Chris Van Es

Noch ein gescheitertes britisches Experiment

FLORENZ – Die britische Politik war immer so etwas wie ein Versuchslabor für die industrialisierte Welt. In den 1970er Jahren brach dort das herausragende ökonomische Modell der Nachkriegszeit zusammen.

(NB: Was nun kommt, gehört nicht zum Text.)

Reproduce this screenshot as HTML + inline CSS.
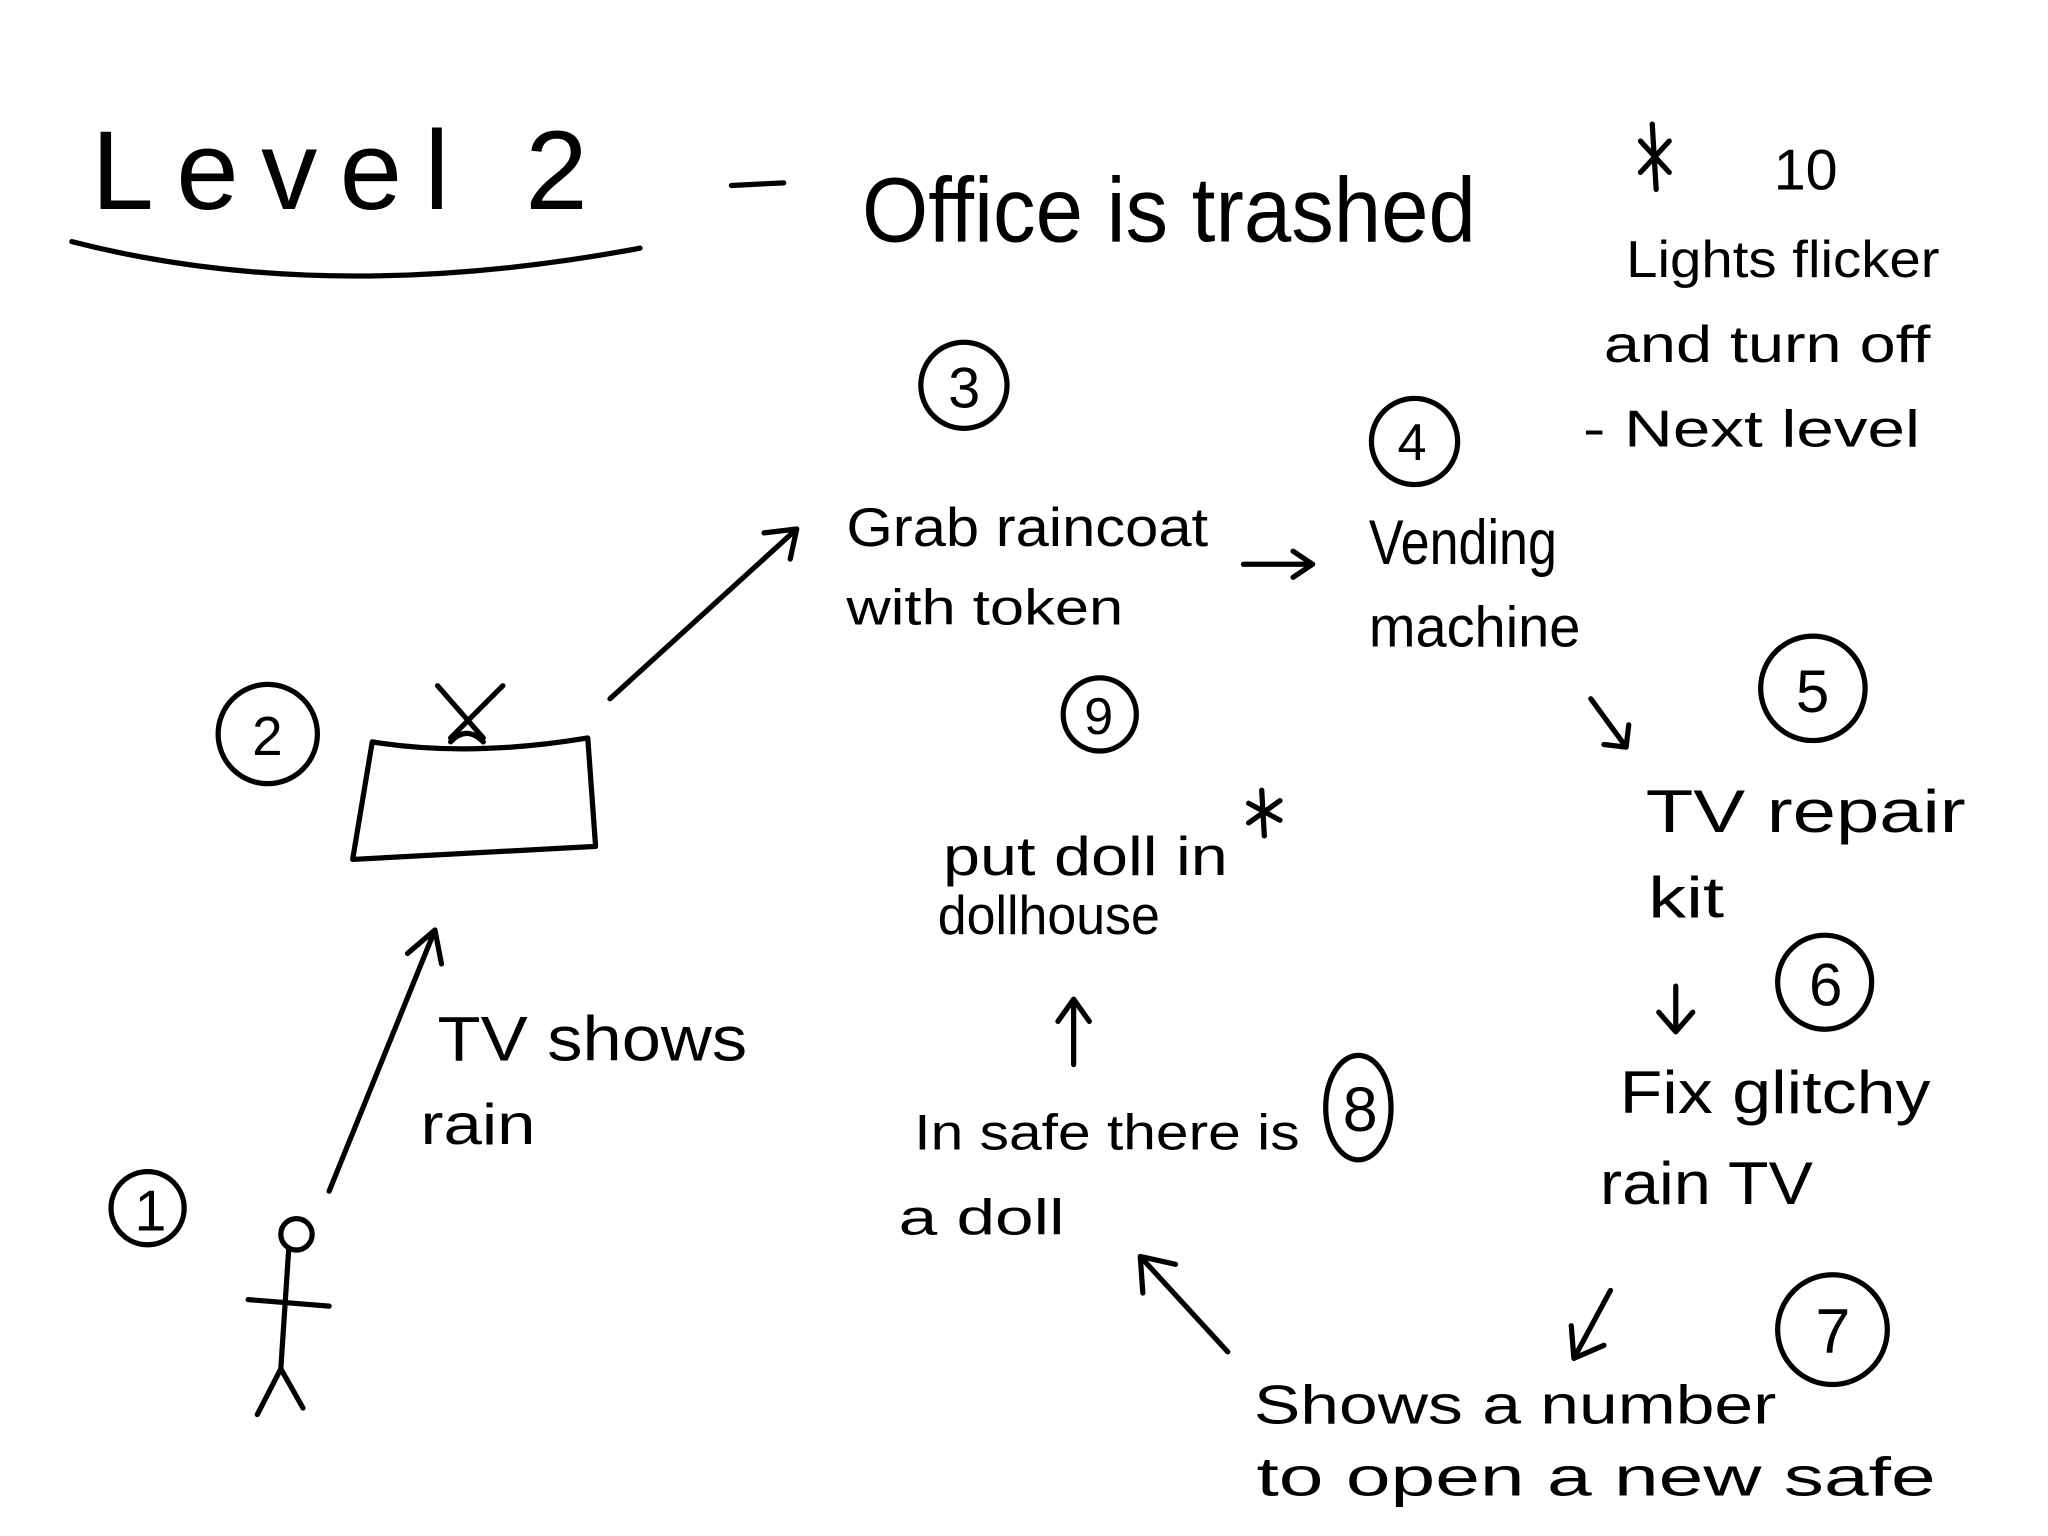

Politisch basierte dieses Modell auf der Schaffung eines Konsenses und wirtschaftlich auf keynesianischem Nachfragemanagement.  Der Zusammenbruch von heute betrifft das System „Regulierung Light“, in dem sich eine Partie zu „New Labour“ stilisierte und eine zentrale Rolle für die Märkte übernahm – vor allem für größtenteils deregulierte Finanzmärkte.

In den 1960er Jahren vermittelte die keynesianische Politik die Illusion, dass alle von hohen Beschäftigungszahlen und erheblichen Lohnsteigerungen profitierten. Großbritannien war das coolste Land der Welt und imponierte mit den Beatles, den Rolling Stones und der pastellfarbenen Mode der Carnaby Street.

Aber zu diesem Keynesianismus gehörte eine fortgesetzte haushaltspolitische Expansion ohne ausgleichende geldpolitische Kontraktion. Bis in die 1970er Jahre hatte diese Politik dem Vereinigten Königreich umfangreiche und letztlich untragbare Leistungsbilanzdefizite, hohe Inflationsraten und schließlich den völligen politischen Stillstand hinsichtlich der Frage eingetragen, was dagegen getan werden könnte. Welche Gruppe sollte als erstes ein Opfer bringen?